No.2. Con Grandezza: Majestically. Andersen invariably writes difficulties to help us practice overcoming them. Tonguing middle E, obtaining a clear note is not easy. Most of this is in 2 bar phrases: the tune is in the lower notes as shown in the Examples at no. 2. Andersen writes almost no expression marks: but it needs phrasing in the natural way.
No.3. Con Garbo: Gracefully; elegantly. Several Studies have an underlying tune. Moyse: “Don’t rush into this one, or you will understand too quickly – and understand nothing”! What follows is the easiest and most helpful way to start learning this study. It’s a variation on a tune, so the first approach is, ‘What is the tune’? Simple. Its, ‘I love You’ - ‘Yes, I love you’ as at A in the Examples There is a rest after ’you’ on the first beat of the next bar. Practice the tune first making sure you understand that the first note is the pickup, not short, but leading; then stress the first beat of the bar and play the E, the 3rd beat softly. It is an appoggiatura. The D on the first beat of the second complete bar is part of the previous slur and is pp. The next two notes, F# and G, lead forward (yes, I) to the B (love). This continues until the 7th line (E minor) where the piece changes with development etc…
On page 2, in the 3rd line, the second bar of the chromatic scale, the 4th note is A#. (I have heard commercial recordings with an A natural…) How to practice it?. Do it in 4 ways, which will lead to a good performance and a true understanding of the piece; Practice the first 16 bars by playing the tune only. Then add the first 3 notes only, the pickup as at B in Examples. After a few days, start again playing the tune adding only the 2 beats of ‘love’ as at C.
Finally, join B) and C) together. It is not worth practising adding only the 3rd beat and the first of the next bar. It sounds silly. Now play all the notes being sure to play crescendos and diminuendos to express the melody.

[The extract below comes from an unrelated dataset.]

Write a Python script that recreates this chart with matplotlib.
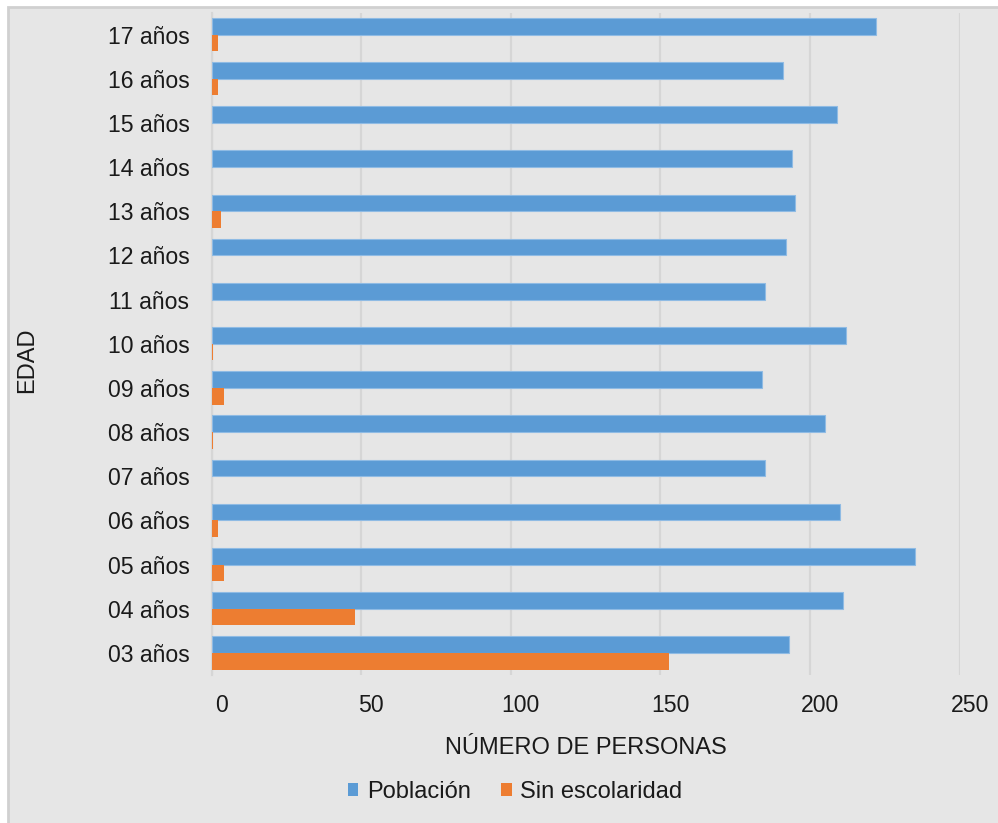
import matplotlib
matplotlib.use("Agg")
import matplotlib.pyplot as plt
from matplotlib.patches import Rectangle, Patch
from matplotlib.transforms import ScaledTranslation
import numpy as np

categories = ["03 años", "04 años", "05 años", "06 años", "07 años", "08 años",
              "09 años", "10 años", "11 años", "12 años", "13 años", "14 años",
              "15 años", "16 años", "17 años"]
poblacion = [193, 211, 235, 210, 185, 205, 184, 212, 185, 192, 195, 194, 209, 191, 222]
sin_escolaridad = [153, 48, 4, 2, 0, 0.4, 4, 0.4, 0, 0, 3, 0, 0, 2, 2]
x_ticks = [0, 50, 100, 150, 200, 250]

blue = "#5b9bd5"
orange = "#ed7d31"
bg = "#e6e6e6"
grid_c = "#d6d6d6"

plt.rcParams['font.family'] = ['Liberation Sans', 'DejaVu Sans']

fig = plt.figure(figsize=(9.98, 8.23), dpi=100, facecolor="white")
fig.patches.append(Rectangle((8/998, -0.5), 1.5, 1.5 - 7/823,
                             transform=fig.transFigure, facecolor=bg,
                             edgecolor="#d0d0d0", linewidth=2, zorder=-10))

ax = fig.add_axes([211.6/998, 1 - 675/823, (959.7 - 211.6)/998, (675 - 12.5)/823])
ax.set_facecolor(bg)
ax.patch.set_alpha(0)

y = np.arange(len(categories))
h = 0.378
ax.barh(y + h/2, poblacion, height=h, color=blue, edgecolor="#8fbbe4", linewidth=0.8,
        label="Población", zorder=3)
ax.barh(y - h/2, sin_escolaridad, height=h, color=orange, edgecolor="none", linewidth=0,
        label="Sin escolaridad", zorder=3)

ax.set_xlim(0, 250)
ax.set_ylim(-0.5, len(categories) - 0.5)
ax.set_xticks(x_ticks)
ax.set_yticks(y)
ax.set_yticklabels(categories)
ax.tick_params(axis='both', length=0, labelsize=16.6, colors="#1a1a1a")
ax.tick_params(axis='y', pad=16)
ax.tick_params(axis='x', pad=14)
offset = ScaledTranslation(0.10, 0, fig.dpi_scale_trans)
for lbl in ax.get_xticklabels():
    lbl.set_transform(lbl.get_transform() + offset)
for s in ["top", "right", "bottom"]:
    ax.spines[s].set_visible(False)
ax.spines["left"].set_color(grid_c)
ax.spines["left"].set_linewidth(1.6)
ax.xaxis.grid(True, color=grid_c, linewidth=1.6, zorder=0)
ax.set_axisbelow(True)

ax.set_xlabel("NÚMERO DE PERSONAS", fontsize=17, color="#1a1a1a", labelpad=14)
fig.text(27/998, 1 - 360/823, "EDAD", rotation=90, fontsize=17, color="#1a1a1a",
         ha="center", va="center")

handles = [Patch(facecolor=blue), Patch(facecolor=orange)]
fig.legend(handles, ["Población", "Sin escolaridad"], loc="center",
           bbox_to_anchor=(515/998, 1 - 792/823), ncol=2, frameon=False,
           fontsize=17, handlelength=0.45, handleheight=0.45,
           handletextpad=0.35, columnspacing=1.3, labelcolor="#1a1a1a")

fig.savefig("out.png", dpi=100, facecolor="white")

Around 1903, Andersen visited the Paris Conservatoire and went to hear Paul Taffanel’s class. Taffanel asked Andersen if he would allow him to play his Study No.3. Afterwards, Andersen said, “I never realised I had written such beautiful music!”

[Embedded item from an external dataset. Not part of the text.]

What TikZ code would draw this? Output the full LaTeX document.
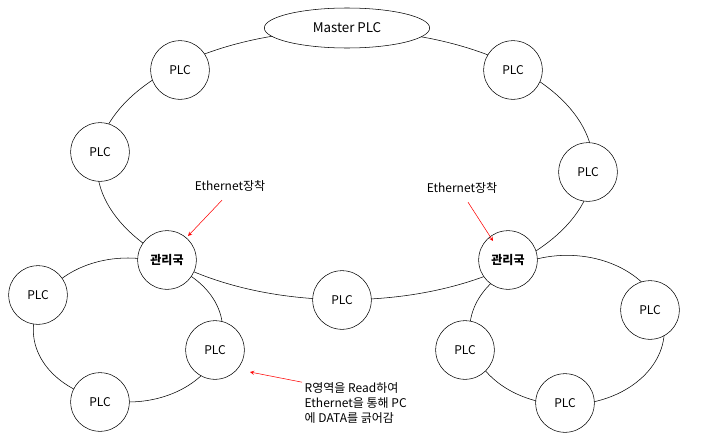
\documentclass[tikz,border=0pt]{standalone}
\usepackage{fontspec}
\setmainfont{Noto Sans CJK KR}
\usetikzlibrary{shapes.geometric}
\begin{document}
\begin{tikzpicture}[x=0.75pt,y=-0.75pt,
  plc/.style={draw,circle,fill=white,minimum size=44pt,inner sep=0pt,font=\fontsize{9}{10}\selectfont},
  lbl/.style={font=\fontsize{9}{11}\selectfont},
  arr/.style={red,->,>=stealth}]
\useasboundingbox (0,0) rectangle (703,446);
\fill[white] (0,0) rectangle (703,446);
\draw (345,165) ellipse [x radius=186pt, y radius=101pt];
\draw (128,330) ellipse [x radius=71pt, y radius=54pt];
\draw (567,330) ellipse [x radius=73pt, y radius=56pt];
\node[draw,ellipse,fill=white,minimum width=124pt,minimum height=30pt,inner sep=0pt,font=\fontsize{10}{12}\selectfont] (m) at (347,28) {Master PLC};
\node[plc] (p1) at (180,70) {PLC};
\node[plc] (p2) at (513,70) {PLC};
\node[plc] (p3) at (100,152) {PLC};
\node[plc] (p4) at (588,172) {PLC};
\node[plc] (k1) at (167,260) {\bfseries 관리국};
\node[plc] (k2) at (508,260) {\bfseries 관리국};
\node[plc] (p5) at (342,300) {PLC};
\node[plc] (l1) at (38,295) {PLC};
\node[plc] (l2) at (215,350) {PLC};
\node[plc] (l3) at (100,402) {PLC};
\node[plc] (r1) at (650,310) {PLC};
\node[plc] (r2) at (465,350) {PLC};
\node[plc] (r3) at (565,403) {PLC};
\node[lbl] (e1) at (230,186) {Ethernet장착};
\node[lbl] (e2) at (462,188) {Ethernet장착};
\node[lbl,align=left,anchor=west] (t) at (300,403) {R영역을 Read하여\\Ethernet을 통해 PC\\에 DATA를 긁어감};
\coordinate (a1) at (188,236);
\coordinate (a2) at (493,241);
\coordinate (a3) at (250,372);
\draw[arr] (e1.south) ++(-8,4) -- (a1);
\draw[arr] (e2.south) ++(6,4) -- (a2);
\draw[arr] (t.north west) ++(2,4) -- (a3);
\end{tikzpicture}
\end{document}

No.4. Afflito: Melancholy: sad. Piano and staccato, being sure that the upper notes are softer than the lower notes. A slur is a diminuendo. The lower notes of the ‘tune’ should be clearly heard: the upper notes are very short and quiet.
No.5. Con alterezza: with pride or loftiness. D major was a common key in earlier times as the baroque flute’s natural scale is D or G major. This study is about fluency and evenness in this key, paying attention to any sharp C#s.
No.6. Barocco: eccentric or strange. I saw two music history books from the late 19th centuries which stated that the harpsichord is an obsolete instrument but common in the 17th and 18th centuries. Barocco is from a Greek word meaning, ‘strange, bizarre or unusual’. Baroque music in Andersen’s time was thought to be eccentric and peculiar, hence this curious mixture of pseudo baroque with the romantic middle section. All the same, it is a good study for discipline, playing exactly what is written. Notice the turns are staccato as are the mordents; both will be played short at high speed! 9th line: all change! Here is a lovely romantic tune but…practice the tune first. It is shown at 6 in Examples. Hold the first note of the trill, as pianists often do before trilling. The later development section is an odd mixture of both periods.
No.7. Con dolcezza: sweetly and softly. A major…C#s!...these are usually sharp… Play evenly with a singing tone. Observe the nuances.
No.8. Con agitazione; with agitation. Don’t shorten the third note. Practice the tune first as Examples at No. 8.